The coat of arms of the United States was adopted by Congress on June 20, 1782, as part of a resolution approving the design of a great seal for the United States in Congress assembled. Under this resolution, the arms, which appear on the obverse (front side) of the seal, were officially blazoned as:

ARMS. Paleways of thirteen pieces argent and gules; a chief, azure; the escutcheon on the breast of the American eagle displayed proper, holding in his dexter talon an olive branch, and in his sinister a bundle of thirteen arrows, all proper, and in his beak a scroll, inscribed with this motto, “E pluribus Unum.”
For the CREST. Over the head of the eagle, which appears above the escutcheon, a glory, or, breaking through a cloud, proper, and surrounding thirteen stars, forming a constellation, argent, on an azure field.

(In addition, as was customary for the seals of sovereign governments, a reverse of the seal was prescribed, consisting of an unfinished pyramid surmounted by the all-seeing eye of Providence. While the reverse is an integral part of the design of the seal, it is not part of the arms, which appear only on the obverse, and is therefore not discussed in this article.)

The design accepted by Congress was the end result of nearly six years of sporadic work by three different Congressional committees. The final product, while it drew to some extent on previous designs proposed by the committees, was basically the work of Charles Thomson, Secretary of the Congress, and William Barton, a Philadelphia lawyer with an interest in heraldry who had also advised the third committee. Thomson had been entrusted by Congress with the design of the seal following the unsatisfactory result of this third committee a few weeks before, and Thomson had promptly turned to Barton to draw on his heraldic expertise.

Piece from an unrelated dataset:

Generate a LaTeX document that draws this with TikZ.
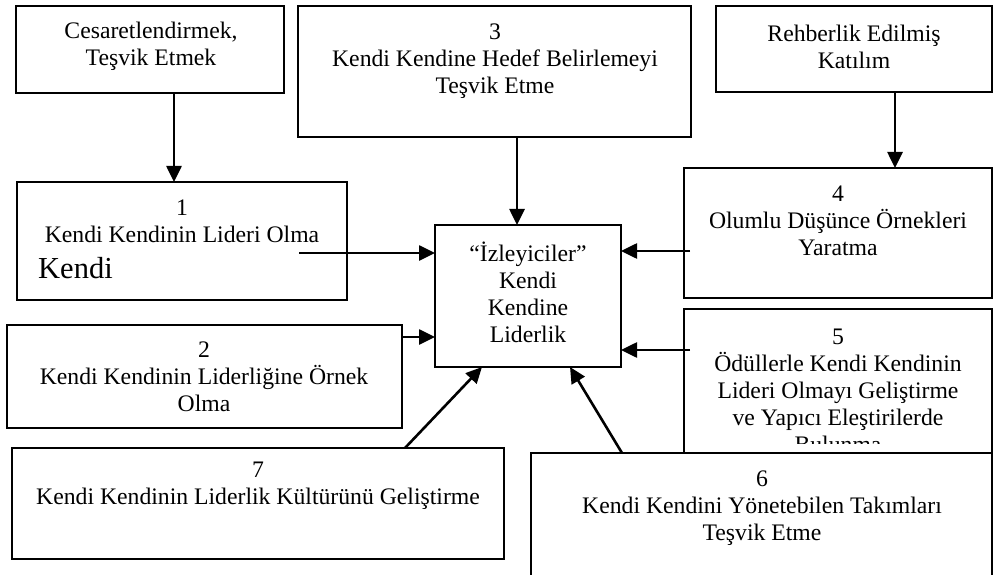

Along with the blazon approved by Congress, Thomson submitted a text entitled “Remarks and Explanation” describing the symbolism behind the design:

The escutcheon is composed of the Chief and pale, the two most honorable ordinaries. The pieces, paly, represent the several States all joined in one solid compact entire, supporting a Chief which unites the whole and represents Congress. The motto alludes to this Union. The pales in the Arms are kept closely united by the Chief and the Chief depends on that union, and the strength resulting from it for its support, to denote the Confederacy of the United States of America, and the preservation of their Union through Congress. The colours of the pales are those used in the flag of the United States of America. White signifies purity and innocence. Red hardiness and valour and Blue the colour of the Chief signifies vigilance perseverance and justice. The Olive Branch and arrows denote the power of peace and war which is exclusively vested in Congress. The Constellation denotes a new State taking its place and rank among other sovereign powers. The escutcheon is borne on the breast of an American Eagle without any other supporters, to denote that the United States of America ought to rely on their own virtue.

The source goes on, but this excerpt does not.